Profiting from partners
Another departure from the beaten path is the continuing collaboration among the co-owners of the Mad Dog 2 development. “We give them a lot of access to what’s going on in the project, and they give us a lot of technical input,” Steel said, and that has led to shared technical lessons.
One of these is how to improve water injection. “BHP has been operating a large-scale waterflood on the Shenzi Field in the deepwater GoM for several years,” he said. Because Mad Dog is a similar reservoir, a lot of BHP’s experience is relevant, which has given the operator a role in advising on system design and setup.
It also is capitalizing on Chevron’s project management experience with the recent construction of the Jack/St. Malo production system at the Samsung Heavy Industries yard in South Korea. “Chevron shared their experience not only on project management, but on engineering, safety, quality management and how the yard works,” Steel said.
Continuing the crusade
Going forward, modernization and transformation will guide BP’s project development. While there will be specific lessons from Mad Dog 2, Steel said, the broader objective is to transform BP’s business.

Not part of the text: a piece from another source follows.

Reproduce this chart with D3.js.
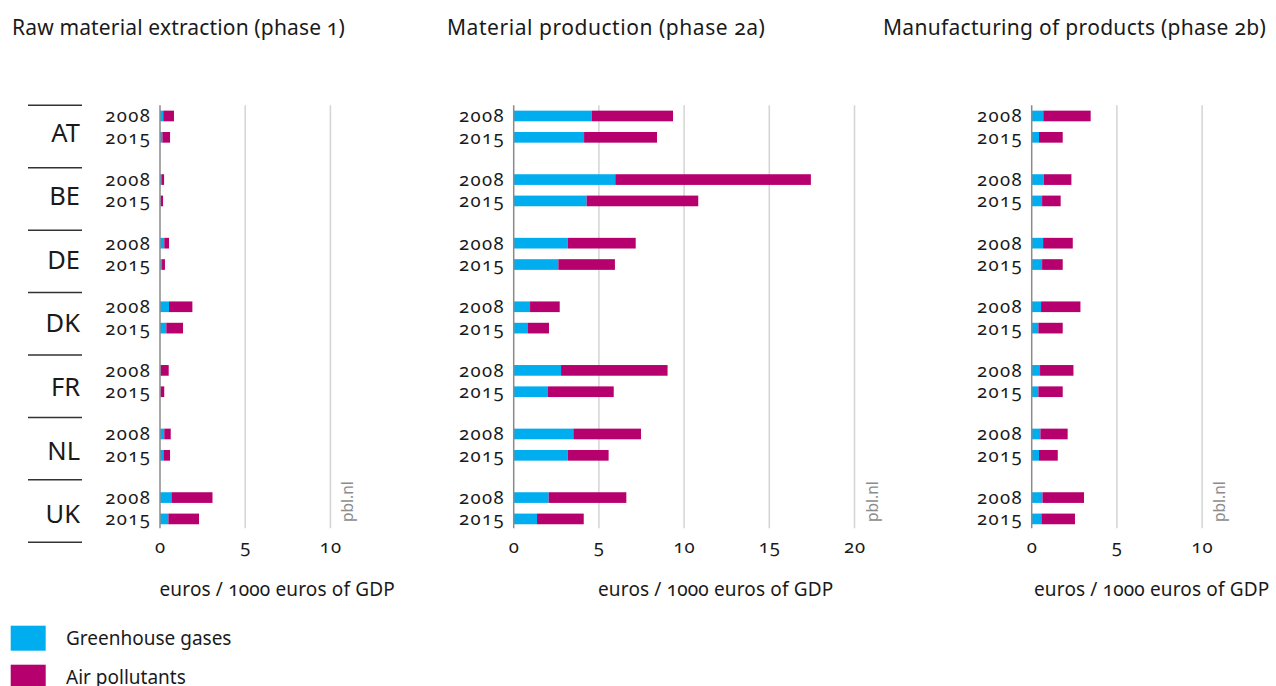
<!DOCTYPE html>
<html>
<head>
<meta charset="utf-8">
<script src="https://cdn.jsdelivr.net/npm/d3@7"></script>
<style>
  html, body { margin: 0; padding: 0; background: #fff; }
  svg { display: block; font-family: "Noto Sans", "Open Sans", sans-serif; font-variant-numeric: oldstyle-nums; font-feature-settings: "onum" 1; }
</style>
</head>
<body>
<svg id="chart" width="1276" height="686"></svg>
<script>
// ---------- data ----------
const countries = ["AT", "BE", "DE", "DK", "FR", "NL", "UK"];
const years = ["2008", "2015"];
const seriesNames = ["Greenhouse gases", "Air pollutants"];
const seriesColors = ["#00aeef", "#b5006e"];

const panelTitles = ["Raw material extraction (phase 1)", "Material production (phase 2a)", "Manufacturing of products (phase 2b)"];
const panelTicks = [[0, 5, 10], [0, 5, 10, 15, 20], [0, 5, 10]];
const axisTitle = "euros / 1000 euros of GDP";
const sourceLabel = "pbl.nl";

// values per country: [2008, 2015]
// Phase 1
const p1Greenhouse = [[0.19, 0.14], [0.08, 0.03], [0.25, 0.12], [0.53, 0.37], [0.03, 0.02], [0.25, 0.20], [0.67, 0.49]];
const p1Air        = [[0.63, 0.45], [0.16, 0.15], [0.28, 0.17], [1.37, 0.98], [0.48, 0.23], [0.38, 0.39], [2.41, 1.80]];
// Phase 2a
const p2aGreenhouse = [[4.59, 4.13], [5.96, 4.28], [3.17, 2.62], [0.96, 0.84], [2.78, 2.01], [3.50, 3.17], [2.05, 1.37]];
const p2aAir        = [[4.76, 4.28], [11.48, 6.55], [3.99, 3.32], [1.74, 1.23], [6.25, 3.86], [3.97, 2.40], [4.56, 2.74]];
// Phase 2b
const p2bGreenhouse = [[0.68, 0.43], [0.70, 0.61], [0.67, 0.61], [0.55, 0.39], [0.49, 0.39], [0.51, 0.43], [0.63, 0.57]];
const p2bAir        = [[2.78, 1.39], [1.63, 1.09], [1.74, 1.21], [2.31, 1.43], [1.96, 1.43], [1.60, 1.10], [2.44, 1.97]];

const panelData = [
  [p1Greenhouse, p1Air],
  [p2aGreenhouse, p2aAir],
  [p2bGreenhouse, p2bAir]
];

// ---------- layout ----------
const svg = d3.select("#chart");
const ink = "#1a1a1a";
const pxPerUnit = 17.04;
const panelX0 = [160, 513.7, 1031.7];
const titleX = [12, 447, 883];
const titleSpacing = [0.15, 0.55, 0.3];
const axisTitleX = [159.5, 598, 1034];

const yCountry = d3.scaleBand().domain(countries).range([95, 95 + 63.6 * countries.length]).paddingInner(0).paddingOuter(0);
const yYear = d3.scaleBand().domain(years).range([10.3, 53.0]).paddingInner(0.5).paddingOuter(0.25);
const gridTop = yCountry(countries[0]) + yYear.range()[0];
const gridBottom = yCountry(countries[countries.length - 1]) + yYear.range()[1] - 1.3;

// country separators (left)
const sepY = d3.scaleLinear().domain([0, countries.length]).range([105.3, 542.3]);
svg.append("g").selectAll("line").data(d3.range(countries.length + 1)).join("line")
  .attr("x1", 28).attr("x2", 82)
  .attr("y1", d => sepY(d)).attr("y2", d => sepY(d))
  .attr("stroke", "#333").attr("stroke-width", 1.5);

svg.append("g").selectAll("text").data(countries).join("text")
  .attr("x", 80).attr("y", d => yCountry(d) + 37 + 9.5)
  .attr("text-anchor", "end")
  .attr("font-size", 25.5).attr("fill", ink)
  .text(d => d);

panelData.forEach((pd, pi) => {
  const ticks = panelTicks[pi];
  const maxV = ticks[ticks.length - 1];
  const x = d3.scaleLinear().domain([0, maxV]).range([panelX0[pi], panelX0[pi] + pxPerUnit * maxV]);
  const g = svg.append("g");

  // title
  g.append("text").attr("x", titleX[pi]).attr("y", 35)
    .attr("font-size", 21).attr("letter-spacing", titleSpacing[pi]).attr("fill", ink).text(panelTitles[pi]);

  // gridlines
  g.append("g").selectAll("line").data(ticks.filter(t => t > 0)).join("line")
    .attr("x1", d => x(d)).attr("x2", d => x(d))
    .attr("y1", gridTop).attr("y2", gridBottom)
    .attr("stroke", "#d4d4d4").attr("stroke-width", 1.5);

  // bars
  const rows = [];
  countries.forEach((c, ci) => {
    years.forEach((yr, yi) => {
      let acc = 0;
      pd.forEach((series, si) => {
        const v = series[ci][yi];
        rows.push({ c, yr, si, x0: acc, x1: acc + v });
        acc += v;
      });
    });
  });
  g.append("g").selectAll("rect").data(rows).join("rect")
    .attr("x", d => x(d.x0))
    .attr("width", d => Math.max(0, x(d.x1) - x(d.x0)))
    .attr("y", d => yCountry(d.c) + yYear(d.yr))
    .attr("height", yYear.bandwidth())
    .attr("fill", d => seriesColors[d.si]);

  // zero axis line
  g.append("line")
    .attr("x1", x(0)).attr("x2", x(0))
    .attr("y1", gridTop).attr("y2", gridBottom)
    .attr("stroke", "#8a8a8a").attr("stroke-width", 1.5);

  // year labels
  const yl = [];
  countries.forEach(c => years.forEach(yr => yl.push({ c, yr })));
  g.append("g").selectAll("text").data(yl).join("text")
    .attr("x", x(0) - 8.6)
    .attr("y", d => yCountry(d.c) + yYear(d.yr) + yYear.bandwidth() / 2 + 6.5)
    .attr("text-anchor", "end")
    .attr("font-size", 18.5).attr("letter-spacing", 1.4).attr("fill", ink)
    .text(d => d.yr);

  // x axis tick labels
  const axis = d3.axisBottom(x).tickValues(ticks).tickSize(0).tickPadding(0).tickFormat(d3.format("d"));
  const ag = g.append("g").attr("transform", `translate(0, 540)`).call(axis);
  ag.select(".domain").remove();
  ag.selectAll("text").attr("font-size", 18.5).attr("letter-spacing", 1).attr("fill", ink)
    .attr("font-family", "'Noto Sans', 'Open Sans', sans-serif");

  // axis title
  g.append("text").attr("x", axisTitleX[pi]).attr("y", 596)
    .attr("font-size", 19).attr("letter-spacing", 0.15).attr("fill", ink).text(axisTitle);

  // source label
  g.append("text")
    .attr("transform", `translate(${x(maxV) + 23}, 522) rotate(-90)`)
    .attr("font-size", 15.5).attr("fill", "#8c8c8c").text(sourceLabel);
});

// legend
const lg = svg.append("g");
seriesNames.forEach((name, i) => {
  lg.append("rect").attr("x", 10.7).attr("y", 625.7 + i * 39).attr("width", 35).attr("height", 25)
    .attr("fill", seriesColors[i]);
  lg.append("text").attr("x", 66).attr("y", 645 + i * 39)
    .attr("font-size", 19).attr("fill", ink).text(name);
});
</script>
</body>
</html>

“What we’ve done on Mad Dog 2 is not unique in BP, but it’s consistent with changes we are implementing across the upstream organization and our global projects organization,” he said.
The results thus far are impressive. Although BP made a deliberate decision not to chase every barrel in Mad Dog 2, the expectation today is for production to exceed 100% of the original estimated reserves, and this will be achieved at about half the cost.
BP has rebalanced the cost and revenue equation such that its GoM business free-cash breakeven point is less than $40/bbl, roughly half of what it was in 2014, and has managed to push down production costs 35% since 2015.